## [RECORD EXCERPTS]

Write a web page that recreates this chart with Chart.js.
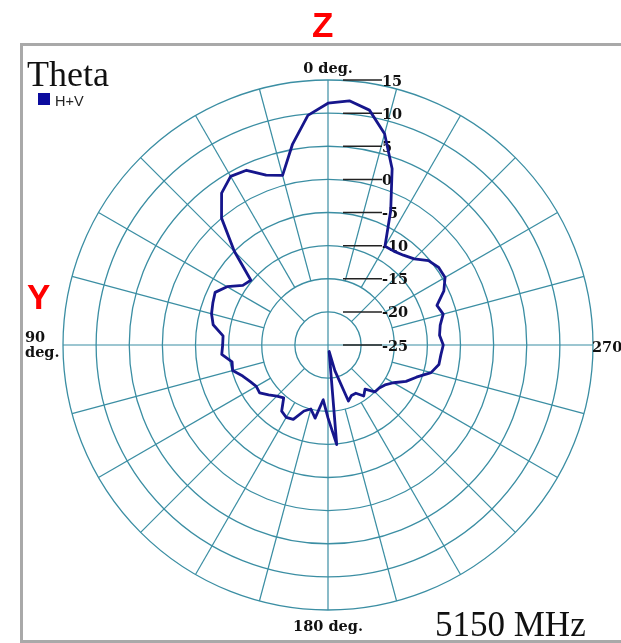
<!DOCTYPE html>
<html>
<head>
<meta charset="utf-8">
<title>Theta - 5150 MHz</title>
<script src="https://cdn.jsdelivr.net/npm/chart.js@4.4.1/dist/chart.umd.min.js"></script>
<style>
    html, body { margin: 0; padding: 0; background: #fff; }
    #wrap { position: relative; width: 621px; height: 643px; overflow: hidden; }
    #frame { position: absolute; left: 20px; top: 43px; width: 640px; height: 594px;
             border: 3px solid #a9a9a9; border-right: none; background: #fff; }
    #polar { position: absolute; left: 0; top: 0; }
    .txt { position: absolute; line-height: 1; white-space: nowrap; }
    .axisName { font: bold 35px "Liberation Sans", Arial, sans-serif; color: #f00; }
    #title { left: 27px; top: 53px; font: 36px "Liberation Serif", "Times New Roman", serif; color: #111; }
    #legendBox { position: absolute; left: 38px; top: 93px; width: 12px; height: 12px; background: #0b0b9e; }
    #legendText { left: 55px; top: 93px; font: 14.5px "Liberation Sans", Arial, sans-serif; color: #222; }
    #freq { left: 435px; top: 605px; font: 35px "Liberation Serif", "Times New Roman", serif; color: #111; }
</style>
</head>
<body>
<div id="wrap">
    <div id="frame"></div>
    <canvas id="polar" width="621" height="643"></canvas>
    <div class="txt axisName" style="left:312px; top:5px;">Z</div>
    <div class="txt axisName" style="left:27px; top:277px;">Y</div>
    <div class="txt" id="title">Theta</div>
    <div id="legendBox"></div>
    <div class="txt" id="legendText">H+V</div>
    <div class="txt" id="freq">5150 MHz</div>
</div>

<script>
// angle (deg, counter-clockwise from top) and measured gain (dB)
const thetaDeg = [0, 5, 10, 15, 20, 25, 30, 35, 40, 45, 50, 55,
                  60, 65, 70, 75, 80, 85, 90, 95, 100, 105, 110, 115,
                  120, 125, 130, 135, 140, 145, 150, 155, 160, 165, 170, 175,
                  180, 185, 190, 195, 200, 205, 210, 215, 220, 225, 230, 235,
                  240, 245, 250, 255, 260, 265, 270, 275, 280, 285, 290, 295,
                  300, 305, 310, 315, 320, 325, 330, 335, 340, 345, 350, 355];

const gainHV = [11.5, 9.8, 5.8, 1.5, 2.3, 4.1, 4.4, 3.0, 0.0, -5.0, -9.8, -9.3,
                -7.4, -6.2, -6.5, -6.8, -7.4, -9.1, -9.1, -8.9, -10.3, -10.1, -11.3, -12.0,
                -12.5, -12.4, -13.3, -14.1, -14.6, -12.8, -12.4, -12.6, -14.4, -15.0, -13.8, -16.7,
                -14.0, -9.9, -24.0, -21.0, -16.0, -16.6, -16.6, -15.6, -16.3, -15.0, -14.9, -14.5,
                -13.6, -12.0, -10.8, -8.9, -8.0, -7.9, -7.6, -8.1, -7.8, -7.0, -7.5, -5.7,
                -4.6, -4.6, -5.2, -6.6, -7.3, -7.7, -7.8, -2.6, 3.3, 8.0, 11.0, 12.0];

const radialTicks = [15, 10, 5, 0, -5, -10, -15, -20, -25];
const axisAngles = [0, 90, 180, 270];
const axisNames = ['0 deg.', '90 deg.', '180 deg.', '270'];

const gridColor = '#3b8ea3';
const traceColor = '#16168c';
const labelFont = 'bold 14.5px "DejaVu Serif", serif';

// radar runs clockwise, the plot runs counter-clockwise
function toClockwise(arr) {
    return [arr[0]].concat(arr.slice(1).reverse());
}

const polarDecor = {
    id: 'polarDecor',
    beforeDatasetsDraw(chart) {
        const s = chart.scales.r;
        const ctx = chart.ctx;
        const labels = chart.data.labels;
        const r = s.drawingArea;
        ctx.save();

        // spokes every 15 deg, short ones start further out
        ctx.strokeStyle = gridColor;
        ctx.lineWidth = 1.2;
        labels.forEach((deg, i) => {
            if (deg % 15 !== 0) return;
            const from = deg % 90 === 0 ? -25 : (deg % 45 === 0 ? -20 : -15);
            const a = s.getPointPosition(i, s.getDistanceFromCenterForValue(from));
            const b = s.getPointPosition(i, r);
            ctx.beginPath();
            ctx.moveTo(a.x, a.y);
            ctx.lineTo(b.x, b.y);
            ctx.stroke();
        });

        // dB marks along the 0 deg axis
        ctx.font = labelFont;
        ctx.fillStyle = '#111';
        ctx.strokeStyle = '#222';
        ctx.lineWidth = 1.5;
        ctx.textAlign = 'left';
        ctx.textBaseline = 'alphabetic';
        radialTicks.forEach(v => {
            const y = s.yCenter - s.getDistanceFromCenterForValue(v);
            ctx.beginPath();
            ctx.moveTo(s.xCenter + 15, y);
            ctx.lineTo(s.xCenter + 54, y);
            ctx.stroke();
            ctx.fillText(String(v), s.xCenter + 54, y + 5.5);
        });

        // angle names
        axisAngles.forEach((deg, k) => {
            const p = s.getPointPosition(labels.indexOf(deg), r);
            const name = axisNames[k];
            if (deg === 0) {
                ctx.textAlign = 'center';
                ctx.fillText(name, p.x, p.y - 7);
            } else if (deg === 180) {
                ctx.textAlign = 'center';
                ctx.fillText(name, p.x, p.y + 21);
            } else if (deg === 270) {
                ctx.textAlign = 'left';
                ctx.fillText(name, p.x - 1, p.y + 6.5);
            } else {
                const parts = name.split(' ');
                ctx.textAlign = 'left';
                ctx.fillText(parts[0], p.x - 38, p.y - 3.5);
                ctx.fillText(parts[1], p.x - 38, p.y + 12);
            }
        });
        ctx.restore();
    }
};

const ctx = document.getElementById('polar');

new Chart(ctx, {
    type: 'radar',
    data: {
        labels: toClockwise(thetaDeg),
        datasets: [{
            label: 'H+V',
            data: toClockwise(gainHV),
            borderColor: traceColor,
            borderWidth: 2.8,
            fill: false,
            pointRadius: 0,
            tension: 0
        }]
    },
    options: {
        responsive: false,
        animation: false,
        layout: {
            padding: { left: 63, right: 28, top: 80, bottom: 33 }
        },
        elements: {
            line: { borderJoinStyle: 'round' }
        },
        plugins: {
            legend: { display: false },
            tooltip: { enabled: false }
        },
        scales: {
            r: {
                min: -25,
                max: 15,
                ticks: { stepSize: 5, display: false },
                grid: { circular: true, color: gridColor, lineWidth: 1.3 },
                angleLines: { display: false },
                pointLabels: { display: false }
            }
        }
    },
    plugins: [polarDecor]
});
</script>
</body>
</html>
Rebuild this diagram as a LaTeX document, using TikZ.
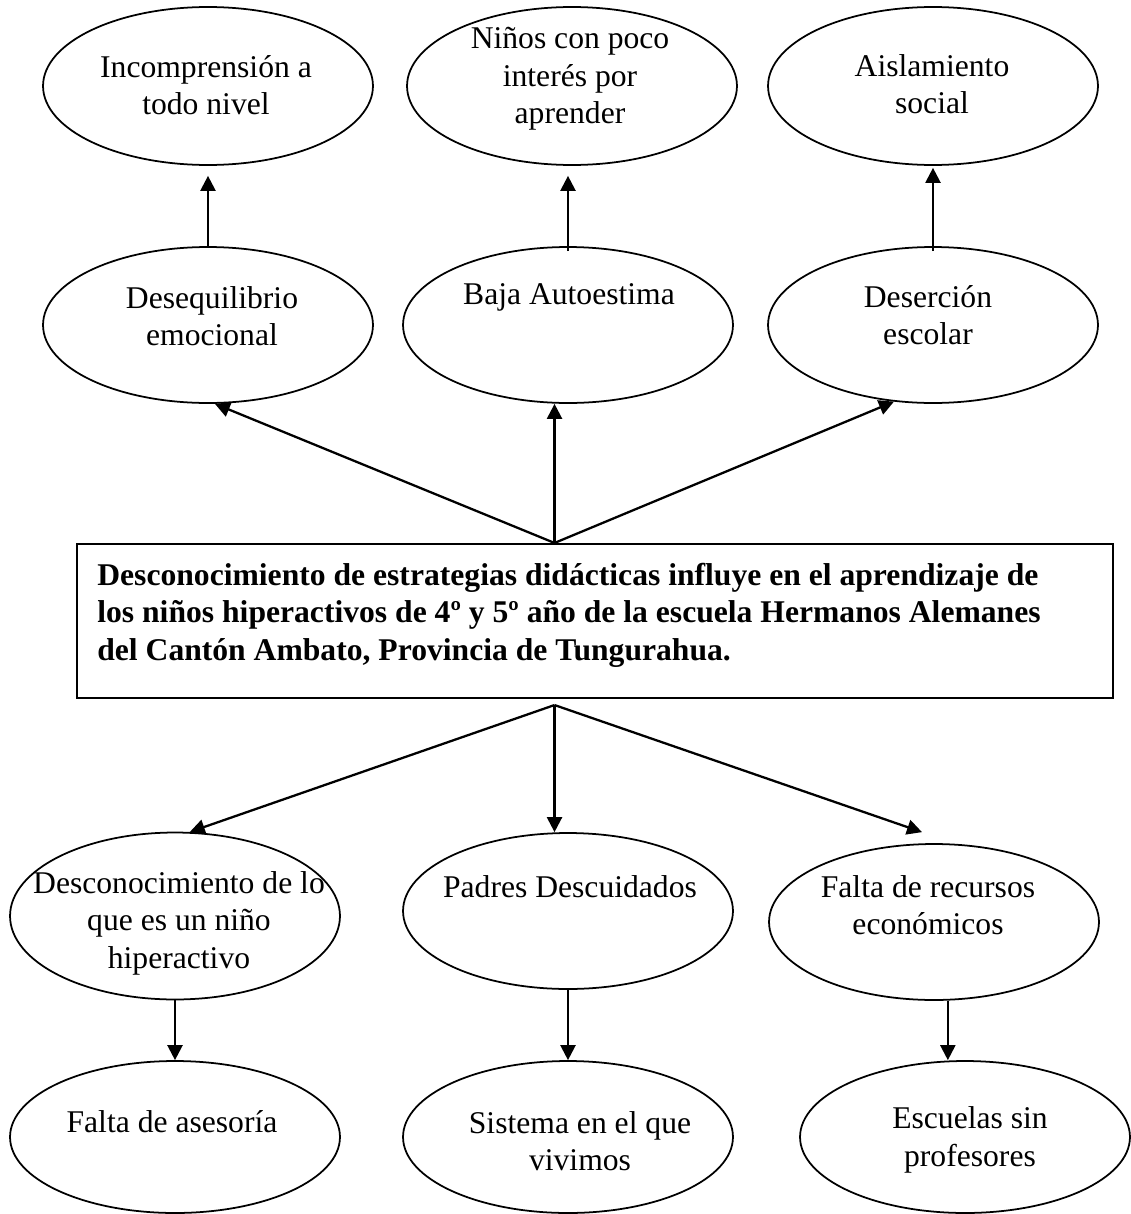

## [CHALLENGE]
Gather all lines from the records above in which "document" appears.

## [WRITTEN SOLUTION]
const ctx = document.getElementById('polar');
Rebuild this diagram as a LaTeX document, using TikZ.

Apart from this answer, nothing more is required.